Problem to work on:
Copy every line that holds "script".
━━ Data for this task ━━
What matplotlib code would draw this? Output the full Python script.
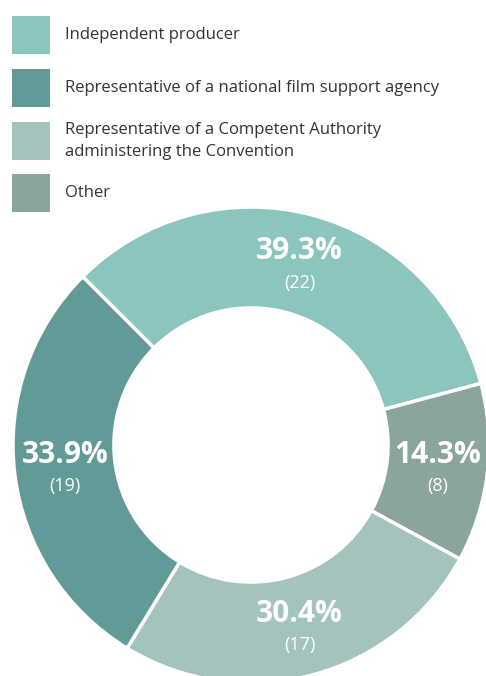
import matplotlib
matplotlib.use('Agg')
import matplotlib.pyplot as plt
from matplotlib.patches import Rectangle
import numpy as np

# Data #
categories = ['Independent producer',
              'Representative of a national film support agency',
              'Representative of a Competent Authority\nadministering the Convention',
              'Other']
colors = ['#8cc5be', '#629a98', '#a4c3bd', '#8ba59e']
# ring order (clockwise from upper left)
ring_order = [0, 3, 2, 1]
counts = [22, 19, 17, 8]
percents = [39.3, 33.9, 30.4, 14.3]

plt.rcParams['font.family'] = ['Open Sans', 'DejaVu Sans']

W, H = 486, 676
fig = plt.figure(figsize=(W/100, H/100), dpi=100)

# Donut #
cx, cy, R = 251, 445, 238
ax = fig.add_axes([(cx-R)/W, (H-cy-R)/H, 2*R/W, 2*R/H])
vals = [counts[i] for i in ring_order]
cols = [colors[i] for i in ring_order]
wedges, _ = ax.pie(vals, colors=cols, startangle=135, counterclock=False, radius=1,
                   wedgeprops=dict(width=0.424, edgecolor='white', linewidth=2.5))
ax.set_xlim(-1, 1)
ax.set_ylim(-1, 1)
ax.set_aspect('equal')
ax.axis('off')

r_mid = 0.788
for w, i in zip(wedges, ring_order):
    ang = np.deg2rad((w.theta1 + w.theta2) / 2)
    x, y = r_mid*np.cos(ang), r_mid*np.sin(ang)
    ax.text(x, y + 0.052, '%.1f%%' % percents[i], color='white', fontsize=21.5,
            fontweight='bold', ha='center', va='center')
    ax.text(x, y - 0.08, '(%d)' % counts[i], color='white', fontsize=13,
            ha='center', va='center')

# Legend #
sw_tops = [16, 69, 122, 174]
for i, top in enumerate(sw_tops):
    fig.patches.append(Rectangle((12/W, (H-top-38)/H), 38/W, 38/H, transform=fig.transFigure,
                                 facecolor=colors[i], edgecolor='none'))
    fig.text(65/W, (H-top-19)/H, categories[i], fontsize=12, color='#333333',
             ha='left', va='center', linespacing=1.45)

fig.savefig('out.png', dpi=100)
━━━
━━ Data for this task ━━
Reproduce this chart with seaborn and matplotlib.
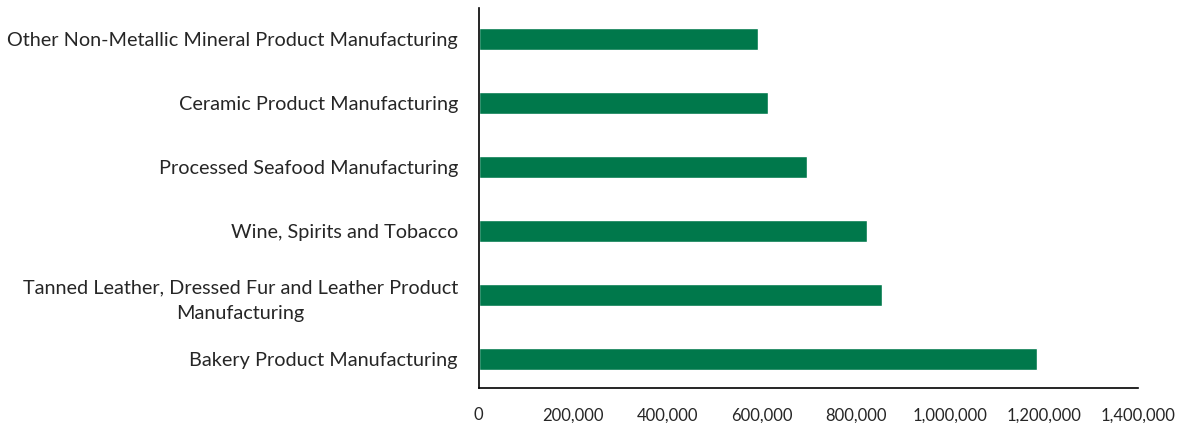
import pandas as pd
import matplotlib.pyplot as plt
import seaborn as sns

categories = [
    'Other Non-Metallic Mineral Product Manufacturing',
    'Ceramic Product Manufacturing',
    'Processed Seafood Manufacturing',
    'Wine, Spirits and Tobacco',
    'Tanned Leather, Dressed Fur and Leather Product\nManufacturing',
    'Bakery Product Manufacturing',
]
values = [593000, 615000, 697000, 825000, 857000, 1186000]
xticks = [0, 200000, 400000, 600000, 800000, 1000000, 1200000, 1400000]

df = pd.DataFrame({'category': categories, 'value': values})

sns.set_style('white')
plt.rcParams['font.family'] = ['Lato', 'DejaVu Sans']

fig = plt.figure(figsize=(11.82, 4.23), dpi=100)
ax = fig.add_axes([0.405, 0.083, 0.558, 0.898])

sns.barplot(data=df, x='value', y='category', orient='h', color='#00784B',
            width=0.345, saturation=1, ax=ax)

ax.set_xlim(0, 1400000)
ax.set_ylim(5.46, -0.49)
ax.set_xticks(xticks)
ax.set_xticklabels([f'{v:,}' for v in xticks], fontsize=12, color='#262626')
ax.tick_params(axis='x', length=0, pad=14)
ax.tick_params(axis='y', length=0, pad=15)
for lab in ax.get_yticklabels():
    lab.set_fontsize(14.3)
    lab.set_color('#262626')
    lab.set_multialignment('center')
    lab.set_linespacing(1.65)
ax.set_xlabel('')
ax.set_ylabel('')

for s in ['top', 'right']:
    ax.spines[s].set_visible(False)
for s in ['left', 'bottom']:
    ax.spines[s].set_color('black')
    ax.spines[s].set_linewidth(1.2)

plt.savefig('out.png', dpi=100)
━━━
━━ Data for this task ━━
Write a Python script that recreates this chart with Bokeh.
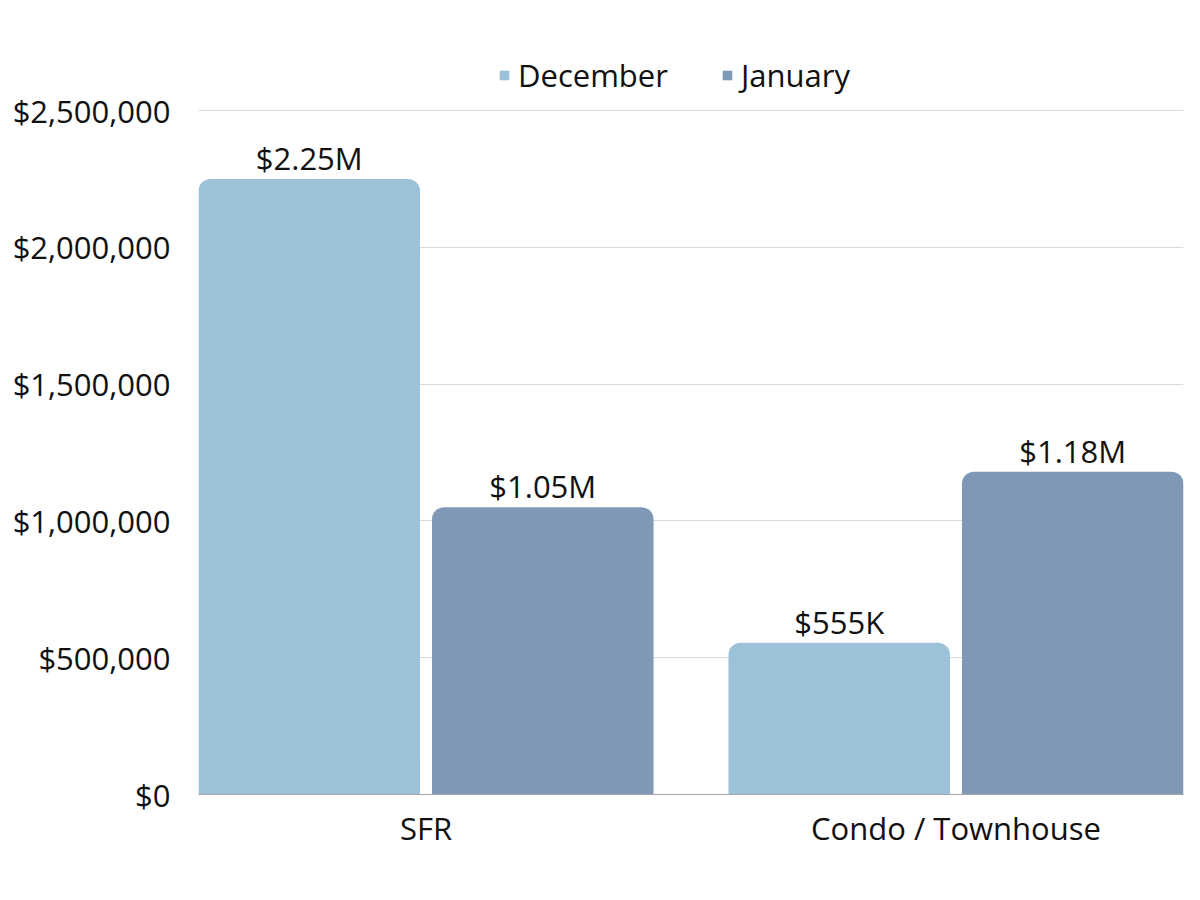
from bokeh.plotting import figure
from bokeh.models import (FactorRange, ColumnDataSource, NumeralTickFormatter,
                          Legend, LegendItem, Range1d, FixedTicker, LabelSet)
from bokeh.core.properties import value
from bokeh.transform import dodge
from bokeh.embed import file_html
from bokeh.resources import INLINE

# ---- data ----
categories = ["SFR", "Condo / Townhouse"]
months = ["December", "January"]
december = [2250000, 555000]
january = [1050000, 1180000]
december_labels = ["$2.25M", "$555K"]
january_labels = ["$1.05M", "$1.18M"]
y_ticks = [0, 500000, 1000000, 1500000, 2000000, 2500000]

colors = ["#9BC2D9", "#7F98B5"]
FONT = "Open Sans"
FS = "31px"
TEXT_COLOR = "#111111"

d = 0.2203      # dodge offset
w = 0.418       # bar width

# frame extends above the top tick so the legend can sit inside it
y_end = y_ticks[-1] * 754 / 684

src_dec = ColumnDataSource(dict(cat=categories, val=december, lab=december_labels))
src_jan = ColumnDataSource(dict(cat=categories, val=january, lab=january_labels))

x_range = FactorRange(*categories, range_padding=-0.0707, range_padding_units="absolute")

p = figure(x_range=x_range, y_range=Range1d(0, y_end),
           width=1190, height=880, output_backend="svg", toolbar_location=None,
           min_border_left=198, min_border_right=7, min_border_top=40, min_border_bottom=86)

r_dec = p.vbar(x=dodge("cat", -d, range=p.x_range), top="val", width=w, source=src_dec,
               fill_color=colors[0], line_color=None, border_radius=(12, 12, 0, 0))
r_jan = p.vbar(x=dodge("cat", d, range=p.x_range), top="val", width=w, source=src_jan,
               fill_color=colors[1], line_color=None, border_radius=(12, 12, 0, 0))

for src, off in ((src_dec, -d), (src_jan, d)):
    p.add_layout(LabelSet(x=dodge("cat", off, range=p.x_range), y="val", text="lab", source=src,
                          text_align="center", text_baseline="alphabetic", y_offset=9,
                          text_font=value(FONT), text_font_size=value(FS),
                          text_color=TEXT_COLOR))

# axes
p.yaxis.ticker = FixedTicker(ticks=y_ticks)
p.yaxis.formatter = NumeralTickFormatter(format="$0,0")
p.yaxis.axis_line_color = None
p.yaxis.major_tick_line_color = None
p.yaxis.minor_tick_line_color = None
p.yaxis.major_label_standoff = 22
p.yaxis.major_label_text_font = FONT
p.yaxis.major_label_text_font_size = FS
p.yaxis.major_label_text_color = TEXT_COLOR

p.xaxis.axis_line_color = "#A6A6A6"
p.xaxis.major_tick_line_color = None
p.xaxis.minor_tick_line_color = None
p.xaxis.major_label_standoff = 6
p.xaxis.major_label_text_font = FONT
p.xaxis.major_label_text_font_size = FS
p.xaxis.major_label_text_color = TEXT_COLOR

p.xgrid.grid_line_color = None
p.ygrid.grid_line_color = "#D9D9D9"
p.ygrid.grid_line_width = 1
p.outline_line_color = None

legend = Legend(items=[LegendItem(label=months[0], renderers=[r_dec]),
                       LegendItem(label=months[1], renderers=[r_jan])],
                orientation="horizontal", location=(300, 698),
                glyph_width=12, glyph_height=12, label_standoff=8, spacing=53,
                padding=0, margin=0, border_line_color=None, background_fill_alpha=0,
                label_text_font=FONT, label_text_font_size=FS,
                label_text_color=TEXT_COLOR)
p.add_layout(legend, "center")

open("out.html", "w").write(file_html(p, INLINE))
━━━
Solution to the exercise:
What matplotlib code would draw this? Output the full Python script.
Write a Python script that recreates this chart with Bokeh.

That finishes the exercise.